Klamath Falls, Ore., May 27, 2011 – Iberdrola Renewables today announced a winter-only power purchase agreement with Puget Sound Energy for 100 MW of electricity from Iberdrola’s natural gas-fired Klamath generating facility in Southern Oregon.
The transaction, which takes effect Jan. 1, 2012, is designed to help PSE meet its customers’ wintertime peaks in electricity demand. While the contract price is confidential, PSE said the transaction’s terms were the most favorable of the 60-plus power-supply offerings the utility received during a formal 2010 request for proposals.
PSE currently self-generates about 46 percent of its customers’ electric energy, Markell noted, with the rest purchased from other power producers.
Under the new contract, PSE will receive 100 MW of power from Iberdrola’s single-cycle “peaker” generating facility in Klamath Falls, although Iberdrola has the option to supply the energy from its adjacent, 506-MW Klamath Cogeneration Plant.
PSE continues to seek and evaluate proposals to meet its growing need for peak and off-peak power going forward, and plans to issue a new power-supply request for proposals later this year.

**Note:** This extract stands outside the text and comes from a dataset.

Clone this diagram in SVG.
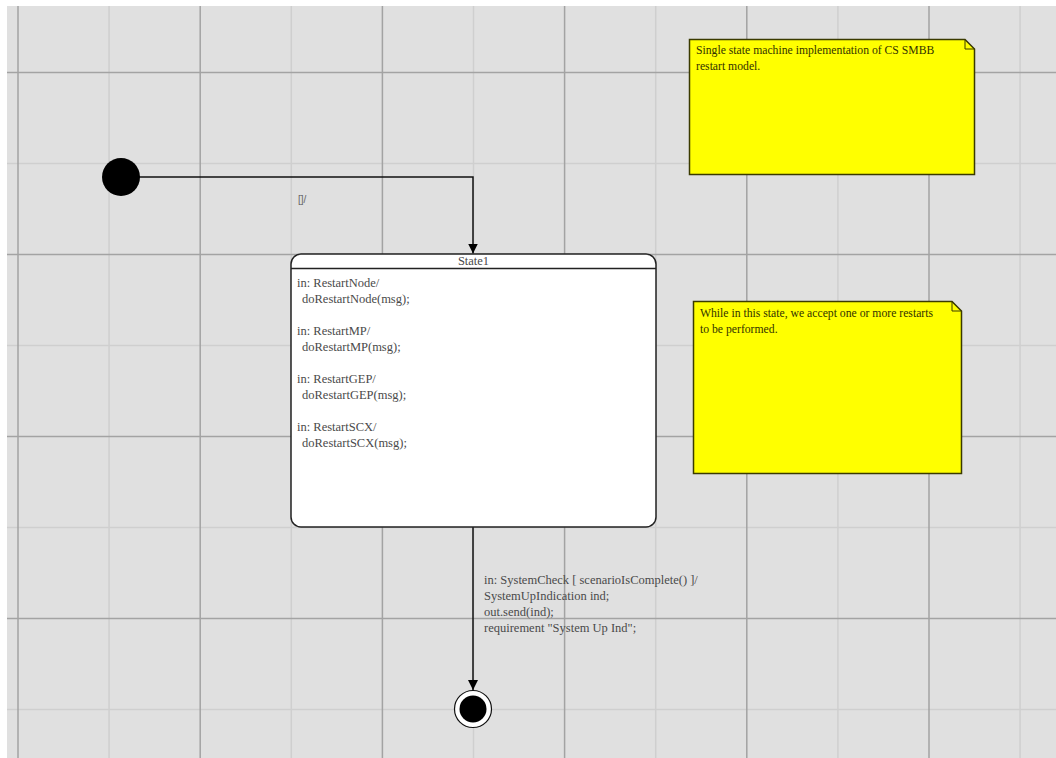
<svg xmlns="http://www.w3.org/2000/svg" width="1056" height="758" viewBox="0 0 1056 758">
<style>
.minor{stroke:#cfcfcf;stroke-width:1.5;fill:none}
.major{stroke:#a3a3a3;stroke-width:1.5;fill:none}
.edge{stroke:#111;stroke-width:1.5;fill:none}
.st{font-family:"Liberation Serif","Times New Roman",serif;font-size:12.5px;fill:#4a4a4a}
.nt{font-family:"Liberation Serif","Times New Roman",serif;font-size:11.7px;fill:#333300}
.lbl{font-family:"Liberation Sans",Arial,sans-serif;font-size:10px;fill:#666}
.note{fill:#ffff00;stroke:#3a3a00;stroke-width:1.5}
</style>
<defs>
<marker id="arr" viewBox="0 0 10 10" refX="10" refY="5" markerWidth="10" markerHeight="10" markerUnits="userSpaceOnUse" orient="auto">
<path d="M0,0 L10,5 L0,10 Z" fill="#000"/>
</marker>
</defs>
<rect x="0" y="0" width="1056" height="758" fill="#ffffff"/>
<rect x="7" y="6" width="1049" height="752" fill="#e0e0e0"/>
<g id="grid">
<path class="minor" d="M109.1,6V758M291.3,6V758M473.5,6V758M655.7,6V758M837.9,6V758M1020.1,6V758"/>
<path class="minor" d="M7,163.5H1056M7,345.5H1056M7,527.5H1056M7,709.5H1056"/>
<path class="major" d="M18,6V758M200.2,6V758M382.4,6V758M564.6,6V758M746.8,6V758M929,6V758"/>
<path class="major" d="M7,72.5H1056M7,254.5H1056M7,436.5H1056M7,618.5H1056"/>
</g>
<g id="connectors">
<path class="edge" d="M121,177H473V253.5" marker-end="url(#arr)"/>
<text class="lbl" x="298" y="203">[]/</text>
<path class="edge" d="M473,527V690" marker-end="url(#arr)"/>
<text class="st" x="484" y="584">in: SystemCheck [ scenarioIsComplete() ]/</text>
<text class="st" x="484" y="600">SystemUpIndication  ind;</text>
<text class="st" x="484" y="616">out.send(ind);</text>
<text class="st" x="484" y="632">requirement "System Up Ind";</text>
</g>
<g id="initial">
<circle cx="121" cy="177" r="19" fill="#000"/>
</g>
<g id="state1">
<rect x="291" y="254" width="365" height="273" rx="10" ry="10" fill="#fff" stroke="#222" stroke-width="1.5"/>
<path d="M291,268.5H656" stroke="#222" stroke-width="1.5"/>
<text class="st" x="473.5" y="265" text-anchor="middle" font-size="10.5">State1</text>
<text class="st" x="297" y="287">in: RestartNode/</text>
<text class="st" x="302" y="303">doRestartNode(msg);</text>
<text class="st" x="297" y="335">in: RestartMP/</text>
<text class="st" x="302" y="351">doRestartMP(msg);</text>
<text class="st" x="297" y="383">in: RestartGEP/</text>
<text class="st" x="302" y="399">doRestartGEP(msg);</text>
<text class="st" x="297" y="431">in: RestartSCX/</text>
<text class="st" x="302" y="447">doRestartSCX(msg);</text>
</g>
<g id="final">
<circle cx="473" cy="709" r="18.5" fill="#fff" stroke="#111" stroke-width="1.2"/>
<circle cx="473" cy="709" r="13.5" fill="#000"/>
</g>
<g id="note1">
<path class="note" d="M689.5,39.5H965L974.5,49V174.5H689.5Z"/>
<path d="M965,39.5V49H974.5" fill="none" stroke="#3a3a00" stroke-width="1"/>
<text class="nt" x="696" y="54">Single state machine implementation of CS SMBB</text>
<text class="nt" x="696" y="70">restart model.</text>
</g>
<g id="note2">
<path class="note" d="M693.5,301.5H952L961.5,311V473.5H693.5Z"/>
<path d="M952,301.5V311H961.5" fill="none" stroke="#3a3a00" stroke-width="1"/>
<text class="nt" x="700" y="317">While in this state, we accept one or more restarts</text>
<text class="nt" x="700" y="333">to be performed.</text>
</g>
</svg>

The utility’s 2011 draft Integrated Resource Plan estimates that the utility will need to acquire about 2,600 MW of additional power capacity by 2020 to meet its customers’ peak wintertime electricity demand. PSE’s capacity need – driven by expiring purchased-power contracts, potential retirement of aging PSE power plants, and long-range population growth – rises to about 4,200 MW two decades from now.
Iberdrola’s Klamath Cogeneration Plant on April 26 was recognized with Oregon OSHA’s VPP Star status, the highest designation for safety and health excellence from the Voluntary Protection Program in the United States.
The project has won many awards. When commissioned in 2001, Klamath became the cleanest fossil-fuel power plant ever constructed in the U.S. in terms of greenhouse gas emissions. It was a model for Oregon legislation that now governs the carbon dioxide emissions of new fossil-fuel power plants built in the state.
In addition to greenhouse gas mitigation, Klamath uses up to three million gallons per day of treated municipal wastewater provided by the city of Klamath Falls to meet 100 percent of its cooling needs, helping the city reduce its discharges into the Klamath River by about two million gallons per day.